Nous les amenions alors à évoquer des concepts comme la justice distributive, mais aussi le principe de non-malfaisance, à travers la crainte de mal faire. À partir d’un ressenti de compassion et le souci du respect de l’autre, nous abordions la question de la bienfaisance et de l’autonomie du patient.
Notre rôle était ainsi d’écouter la colère et de la réorienter vers des enjeux éthiques ; de faire en sorte que les internes puissent discerner les conflits de valeurs auxquels ils étaient confrontés. Ils nous ont remerciés pour cela. Leurs témoignages autour des risques de perte de chance pour les patients qui voyaient leurs soins reportés ou de l’impact des interdictions de visites auprès de ceux hospitalisés révèlent leur sensibilité aux aspects humains des décisions en santé. La période a pu leur sembler d’autant plus délicate que même à l’extérieur de l’hôpital, en société, ils étaient sollicités sur des questions beaucoup plus générales comme la vaccination, les cas contacts…

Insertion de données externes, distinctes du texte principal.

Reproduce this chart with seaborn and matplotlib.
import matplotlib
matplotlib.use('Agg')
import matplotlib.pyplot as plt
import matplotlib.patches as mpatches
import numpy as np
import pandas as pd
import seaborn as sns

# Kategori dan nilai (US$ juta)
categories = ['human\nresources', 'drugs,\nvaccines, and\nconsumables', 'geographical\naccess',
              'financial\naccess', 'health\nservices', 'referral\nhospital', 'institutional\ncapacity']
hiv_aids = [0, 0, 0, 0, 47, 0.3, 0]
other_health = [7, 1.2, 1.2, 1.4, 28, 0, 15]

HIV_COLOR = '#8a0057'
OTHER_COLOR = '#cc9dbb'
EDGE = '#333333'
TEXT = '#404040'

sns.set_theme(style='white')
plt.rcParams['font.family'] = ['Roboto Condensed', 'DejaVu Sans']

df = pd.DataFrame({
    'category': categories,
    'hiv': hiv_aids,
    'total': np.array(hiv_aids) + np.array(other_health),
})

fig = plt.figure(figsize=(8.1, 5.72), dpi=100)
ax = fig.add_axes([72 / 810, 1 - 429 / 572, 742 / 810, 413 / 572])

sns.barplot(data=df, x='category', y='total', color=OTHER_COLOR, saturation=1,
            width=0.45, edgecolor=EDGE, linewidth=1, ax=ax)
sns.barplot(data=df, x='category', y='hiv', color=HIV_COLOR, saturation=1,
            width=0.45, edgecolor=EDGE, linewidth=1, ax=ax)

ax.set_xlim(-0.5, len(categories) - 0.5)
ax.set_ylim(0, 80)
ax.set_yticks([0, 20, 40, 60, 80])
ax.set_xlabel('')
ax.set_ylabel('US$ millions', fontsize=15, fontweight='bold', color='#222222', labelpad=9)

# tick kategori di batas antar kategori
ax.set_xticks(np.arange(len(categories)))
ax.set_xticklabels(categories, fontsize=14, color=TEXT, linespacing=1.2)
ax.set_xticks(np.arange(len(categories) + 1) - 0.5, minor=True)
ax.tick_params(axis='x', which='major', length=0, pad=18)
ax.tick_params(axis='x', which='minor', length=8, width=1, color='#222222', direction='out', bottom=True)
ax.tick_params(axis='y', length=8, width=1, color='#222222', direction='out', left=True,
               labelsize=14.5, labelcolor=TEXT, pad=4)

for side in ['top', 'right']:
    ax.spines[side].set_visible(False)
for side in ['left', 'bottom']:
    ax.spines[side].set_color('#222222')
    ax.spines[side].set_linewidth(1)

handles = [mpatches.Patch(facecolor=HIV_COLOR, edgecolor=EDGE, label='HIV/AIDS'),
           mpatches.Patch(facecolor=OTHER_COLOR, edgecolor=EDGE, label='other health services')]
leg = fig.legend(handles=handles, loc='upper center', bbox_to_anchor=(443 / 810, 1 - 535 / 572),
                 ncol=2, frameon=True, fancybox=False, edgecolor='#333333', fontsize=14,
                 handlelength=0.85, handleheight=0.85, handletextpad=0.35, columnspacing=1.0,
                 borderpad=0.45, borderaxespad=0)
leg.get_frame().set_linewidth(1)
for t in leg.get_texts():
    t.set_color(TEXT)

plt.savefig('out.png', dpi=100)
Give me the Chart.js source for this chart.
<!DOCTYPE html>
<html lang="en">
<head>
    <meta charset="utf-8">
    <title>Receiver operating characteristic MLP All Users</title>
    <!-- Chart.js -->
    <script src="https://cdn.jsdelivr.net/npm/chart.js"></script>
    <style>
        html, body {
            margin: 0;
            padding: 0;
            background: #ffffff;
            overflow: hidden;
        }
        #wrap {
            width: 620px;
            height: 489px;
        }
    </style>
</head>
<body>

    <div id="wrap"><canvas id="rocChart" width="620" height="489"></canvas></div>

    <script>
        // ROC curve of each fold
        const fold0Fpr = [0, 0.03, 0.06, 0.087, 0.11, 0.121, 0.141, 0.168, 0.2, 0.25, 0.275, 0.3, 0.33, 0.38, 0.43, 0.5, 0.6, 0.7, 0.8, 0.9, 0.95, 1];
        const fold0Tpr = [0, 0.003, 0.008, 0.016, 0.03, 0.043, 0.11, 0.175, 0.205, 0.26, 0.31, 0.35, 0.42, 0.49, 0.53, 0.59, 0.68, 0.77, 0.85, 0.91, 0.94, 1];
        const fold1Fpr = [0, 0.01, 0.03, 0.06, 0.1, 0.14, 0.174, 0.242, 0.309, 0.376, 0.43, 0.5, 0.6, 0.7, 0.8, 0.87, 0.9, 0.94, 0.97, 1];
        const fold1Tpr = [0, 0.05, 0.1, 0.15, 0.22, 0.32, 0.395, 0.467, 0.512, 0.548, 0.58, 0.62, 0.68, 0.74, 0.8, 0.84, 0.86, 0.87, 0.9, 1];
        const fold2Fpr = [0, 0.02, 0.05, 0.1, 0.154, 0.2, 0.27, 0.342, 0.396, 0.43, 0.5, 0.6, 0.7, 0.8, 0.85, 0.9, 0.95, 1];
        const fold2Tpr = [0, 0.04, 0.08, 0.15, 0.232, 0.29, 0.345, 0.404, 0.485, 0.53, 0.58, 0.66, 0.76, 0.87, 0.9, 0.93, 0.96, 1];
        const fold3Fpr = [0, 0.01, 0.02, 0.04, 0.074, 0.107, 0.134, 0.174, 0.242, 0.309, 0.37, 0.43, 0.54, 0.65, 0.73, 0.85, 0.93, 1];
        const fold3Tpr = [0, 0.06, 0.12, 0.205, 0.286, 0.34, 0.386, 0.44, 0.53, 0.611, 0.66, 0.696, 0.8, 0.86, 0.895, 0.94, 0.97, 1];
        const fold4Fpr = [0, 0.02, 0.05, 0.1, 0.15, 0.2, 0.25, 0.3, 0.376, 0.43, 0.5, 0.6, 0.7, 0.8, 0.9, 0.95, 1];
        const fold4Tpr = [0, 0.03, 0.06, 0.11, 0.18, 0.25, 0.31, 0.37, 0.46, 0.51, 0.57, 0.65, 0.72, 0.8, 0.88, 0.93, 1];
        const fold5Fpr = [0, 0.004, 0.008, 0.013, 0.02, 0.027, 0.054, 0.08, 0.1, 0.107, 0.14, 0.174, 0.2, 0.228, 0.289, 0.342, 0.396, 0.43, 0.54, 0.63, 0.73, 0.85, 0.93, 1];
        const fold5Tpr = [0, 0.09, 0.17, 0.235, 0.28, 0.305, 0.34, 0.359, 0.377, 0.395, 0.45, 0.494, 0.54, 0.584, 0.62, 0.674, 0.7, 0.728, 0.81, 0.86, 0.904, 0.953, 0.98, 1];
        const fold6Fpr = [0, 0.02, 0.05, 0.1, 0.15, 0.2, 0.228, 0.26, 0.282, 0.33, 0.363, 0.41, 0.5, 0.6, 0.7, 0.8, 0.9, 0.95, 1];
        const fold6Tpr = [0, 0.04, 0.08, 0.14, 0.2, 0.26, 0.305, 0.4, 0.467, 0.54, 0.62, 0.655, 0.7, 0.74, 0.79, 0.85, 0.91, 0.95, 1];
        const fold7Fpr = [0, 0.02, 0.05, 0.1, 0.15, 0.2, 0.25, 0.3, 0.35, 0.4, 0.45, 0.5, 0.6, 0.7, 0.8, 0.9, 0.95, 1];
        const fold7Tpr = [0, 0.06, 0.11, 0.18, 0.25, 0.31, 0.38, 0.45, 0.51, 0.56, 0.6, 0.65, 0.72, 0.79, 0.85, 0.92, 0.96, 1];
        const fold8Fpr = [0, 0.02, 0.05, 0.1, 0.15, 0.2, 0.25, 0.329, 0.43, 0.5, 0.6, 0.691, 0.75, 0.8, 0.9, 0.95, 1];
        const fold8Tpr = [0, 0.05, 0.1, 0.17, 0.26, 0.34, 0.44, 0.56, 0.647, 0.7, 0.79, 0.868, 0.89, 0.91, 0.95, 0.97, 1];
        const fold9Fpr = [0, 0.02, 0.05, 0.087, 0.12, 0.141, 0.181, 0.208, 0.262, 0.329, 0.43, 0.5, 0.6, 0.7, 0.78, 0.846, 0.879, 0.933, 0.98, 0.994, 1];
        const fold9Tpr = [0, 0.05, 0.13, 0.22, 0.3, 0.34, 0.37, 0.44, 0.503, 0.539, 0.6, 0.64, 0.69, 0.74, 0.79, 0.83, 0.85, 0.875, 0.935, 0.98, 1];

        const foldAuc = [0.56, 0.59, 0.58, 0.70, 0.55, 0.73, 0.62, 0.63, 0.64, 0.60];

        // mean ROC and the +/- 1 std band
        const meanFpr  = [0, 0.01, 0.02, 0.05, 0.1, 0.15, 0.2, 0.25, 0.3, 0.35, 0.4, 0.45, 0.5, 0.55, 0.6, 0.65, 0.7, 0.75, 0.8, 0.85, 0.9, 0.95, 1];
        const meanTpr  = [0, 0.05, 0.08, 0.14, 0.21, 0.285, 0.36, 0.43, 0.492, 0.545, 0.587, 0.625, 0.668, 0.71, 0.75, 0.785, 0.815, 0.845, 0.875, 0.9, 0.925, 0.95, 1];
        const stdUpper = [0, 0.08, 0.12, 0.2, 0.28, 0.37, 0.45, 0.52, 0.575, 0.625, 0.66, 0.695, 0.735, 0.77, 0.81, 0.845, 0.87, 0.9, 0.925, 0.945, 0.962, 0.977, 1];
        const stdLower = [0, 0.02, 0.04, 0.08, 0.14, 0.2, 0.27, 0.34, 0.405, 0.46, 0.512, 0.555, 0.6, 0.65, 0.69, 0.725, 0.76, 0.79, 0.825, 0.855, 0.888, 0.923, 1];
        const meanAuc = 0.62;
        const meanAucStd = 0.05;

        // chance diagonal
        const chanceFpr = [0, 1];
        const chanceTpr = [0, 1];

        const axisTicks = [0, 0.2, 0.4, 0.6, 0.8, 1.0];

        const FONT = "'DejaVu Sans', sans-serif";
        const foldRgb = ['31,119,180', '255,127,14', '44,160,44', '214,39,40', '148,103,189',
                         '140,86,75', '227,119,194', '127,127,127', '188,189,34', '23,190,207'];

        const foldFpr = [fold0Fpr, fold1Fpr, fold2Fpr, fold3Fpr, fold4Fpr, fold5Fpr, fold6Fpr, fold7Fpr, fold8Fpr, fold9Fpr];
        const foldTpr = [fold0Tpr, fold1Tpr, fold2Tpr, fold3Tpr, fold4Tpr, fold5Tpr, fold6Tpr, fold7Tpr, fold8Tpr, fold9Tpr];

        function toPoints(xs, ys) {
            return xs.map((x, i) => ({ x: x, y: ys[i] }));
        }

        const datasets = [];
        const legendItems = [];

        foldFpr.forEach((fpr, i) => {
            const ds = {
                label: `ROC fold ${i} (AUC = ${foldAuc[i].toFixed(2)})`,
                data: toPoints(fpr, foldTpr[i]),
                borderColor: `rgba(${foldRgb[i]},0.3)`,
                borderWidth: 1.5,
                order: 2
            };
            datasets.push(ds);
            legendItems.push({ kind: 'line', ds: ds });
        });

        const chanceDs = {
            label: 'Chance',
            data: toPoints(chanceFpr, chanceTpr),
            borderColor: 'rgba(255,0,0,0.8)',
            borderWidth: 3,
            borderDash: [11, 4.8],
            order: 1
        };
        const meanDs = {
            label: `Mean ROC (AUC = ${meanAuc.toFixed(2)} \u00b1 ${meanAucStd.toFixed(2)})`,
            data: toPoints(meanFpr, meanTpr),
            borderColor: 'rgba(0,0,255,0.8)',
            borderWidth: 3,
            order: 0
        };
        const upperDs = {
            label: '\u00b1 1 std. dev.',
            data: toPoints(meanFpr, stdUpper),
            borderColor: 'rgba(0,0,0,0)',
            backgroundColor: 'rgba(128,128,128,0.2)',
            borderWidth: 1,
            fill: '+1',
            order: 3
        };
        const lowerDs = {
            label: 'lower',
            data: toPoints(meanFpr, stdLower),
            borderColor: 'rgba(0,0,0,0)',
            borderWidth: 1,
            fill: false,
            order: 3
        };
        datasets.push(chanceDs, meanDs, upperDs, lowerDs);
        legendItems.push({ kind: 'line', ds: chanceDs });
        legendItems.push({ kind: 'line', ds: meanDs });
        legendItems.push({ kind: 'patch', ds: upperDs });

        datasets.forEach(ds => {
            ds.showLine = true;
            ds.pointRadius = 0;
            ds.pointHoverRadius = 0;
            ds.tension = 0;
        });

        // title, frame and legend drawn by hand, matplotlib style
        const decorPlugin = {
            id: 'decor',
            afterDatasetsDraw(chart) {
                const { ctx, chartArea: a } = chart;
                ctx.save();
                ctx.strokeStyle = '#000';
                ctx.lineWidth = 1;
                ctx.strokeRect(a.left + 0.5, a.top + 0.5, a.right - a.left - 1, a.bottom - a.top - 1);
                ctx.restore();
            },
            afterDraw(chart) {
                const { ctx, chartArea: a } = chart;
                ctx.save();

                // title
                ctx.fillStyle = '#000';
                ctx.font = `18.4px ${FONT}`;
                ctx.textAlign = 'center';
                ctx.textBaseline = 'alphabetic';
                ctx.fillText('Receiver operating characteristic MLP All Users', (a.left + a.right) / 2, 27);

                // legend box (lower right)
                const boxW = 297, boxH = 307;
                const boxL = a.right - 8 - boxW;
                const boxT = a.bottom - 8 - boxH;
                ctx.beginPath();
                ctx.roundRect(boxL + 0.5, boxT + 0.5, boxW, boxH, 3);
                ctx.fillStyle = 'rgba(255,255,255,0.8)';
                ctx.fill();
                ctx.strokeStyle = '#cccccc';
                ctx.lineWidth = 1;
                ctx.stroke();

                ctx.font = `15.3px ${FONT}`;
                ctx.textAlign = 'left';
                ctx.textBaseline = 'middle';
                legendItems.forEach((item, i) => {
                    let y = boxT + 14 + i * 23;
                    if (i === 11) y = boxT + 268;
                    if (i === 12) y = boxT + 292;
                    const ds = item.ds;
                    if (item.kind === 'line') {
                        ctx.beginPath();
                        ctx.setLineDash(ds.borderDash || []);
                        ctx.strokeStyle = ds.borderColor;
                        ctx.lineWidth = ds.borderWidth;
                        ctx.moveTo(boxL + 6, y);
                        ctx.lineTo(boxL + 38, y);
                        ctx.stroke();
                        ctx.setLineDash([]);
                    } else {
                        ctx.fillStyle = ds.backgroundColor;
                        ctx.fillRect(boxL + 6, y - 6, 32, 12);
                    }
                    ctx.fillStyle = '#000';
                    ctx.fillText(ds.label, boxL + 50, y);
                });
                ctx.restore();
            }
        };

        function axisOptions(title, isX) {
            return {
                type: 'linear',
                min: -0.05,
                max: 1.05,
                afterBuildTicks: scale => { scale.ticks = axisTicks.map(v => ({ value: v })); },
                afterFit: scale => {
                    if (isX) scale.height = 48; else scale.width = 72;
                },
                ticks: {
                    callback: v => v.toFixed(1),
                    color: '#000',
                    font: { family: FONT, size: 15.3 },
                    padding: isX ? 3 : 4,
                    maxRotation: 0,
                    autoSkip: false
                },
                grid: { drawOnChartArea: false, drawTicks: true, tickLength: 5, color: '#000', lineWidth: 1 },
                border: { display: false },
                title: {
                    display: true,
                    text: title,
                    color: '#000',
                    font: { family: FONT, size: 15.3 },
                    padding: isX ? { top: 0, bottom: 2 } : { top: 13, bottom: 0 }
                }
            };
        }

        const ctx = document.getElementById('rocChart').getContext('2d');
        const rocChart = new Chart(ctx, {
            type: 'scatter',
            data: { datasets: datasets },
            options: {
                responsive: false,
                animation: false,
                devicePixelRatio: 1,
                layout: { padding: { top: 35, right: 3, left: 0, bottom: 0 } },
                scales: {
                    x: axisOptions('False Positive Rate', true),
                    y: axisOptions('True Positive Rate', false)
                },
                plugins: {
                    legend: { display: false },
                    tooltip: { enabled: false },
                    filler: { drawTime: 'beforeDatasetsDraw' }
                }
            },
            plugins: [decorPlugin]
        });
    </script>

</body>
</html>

La crise a pu engendrer beaucoup de souffrances chez les internes. Que peut apporter l’éthique ?
Développer une culture de réflexion éthique au sein des services peut contribuer à diminuer la souffrance au travail. Cela permet aux soignants de partager leurs difficultés, en allant plus loin qu’un groupe de parole à orientation psychologique, car il s’agit de réfléchir aux pratiques à la lumière d’enjeux éthiques et en confrontant les approches de chacun. Que dois-je faire ? Qu’aurais-je dû faire ? Y a-t-il une limite à mes actions ?
Les étudiants en médecine ont bien des cours d’éthique à l’université. Mais il peut survenir un décalage entre l’apprentissage théorique et ce qu’ils vont vivre sur le terrain, face au sujet malade. On leur permet ainsi de remettre cet éclairage éthique et de revivifier l’aller et retour entre ce qu’ils ont appris et ce qu’ils vivent.
Nous souhaitons proposer à nouveau de telles séances à la fin de chaque stage d’internat, et nous rappelons aussi à tous les étudiants que nous sommes à leur disposition s’ils ont besoin d’un regard extérieur éthique sur des situations complexes, pour les aider dans leurs choix.
En l’occurrence, ces séances ont permis de conclure sur une note optimiste, indispensable pour l’après-pandémie : nonobstant les difficultés, le métier de médecin est extraordinaire si l’on se focalise sur l’essentiel, le malade. Malgré leur colère, voire leur indignation, nous avons cherché à valoriser ce que les étudiants avaient fait au bénéfice des patients.
Avez-vous l’impression que les médecins se saisissent davantage de l’éthique que les précédentes générations ?
Il me semble que l’intérêt pour l’éthique grandit, de plus en plus d’internes s’inscrivent au master. Le Covid a mis cette réflexion à la mode. Son enracinement dépendra de la façon dont chaque soignant développera une telle culture dans son
service et dans sa pratique.
*À la suite de l'avis du 13 mars 2020 du Comité consultatif national d'éthique (CCNE), l'Espace Éthique PACA-Corse a mis en place une cellule éthique de soutien pour accompagner la réflexion des soignants et des citoyens pendant la crise sanitaire.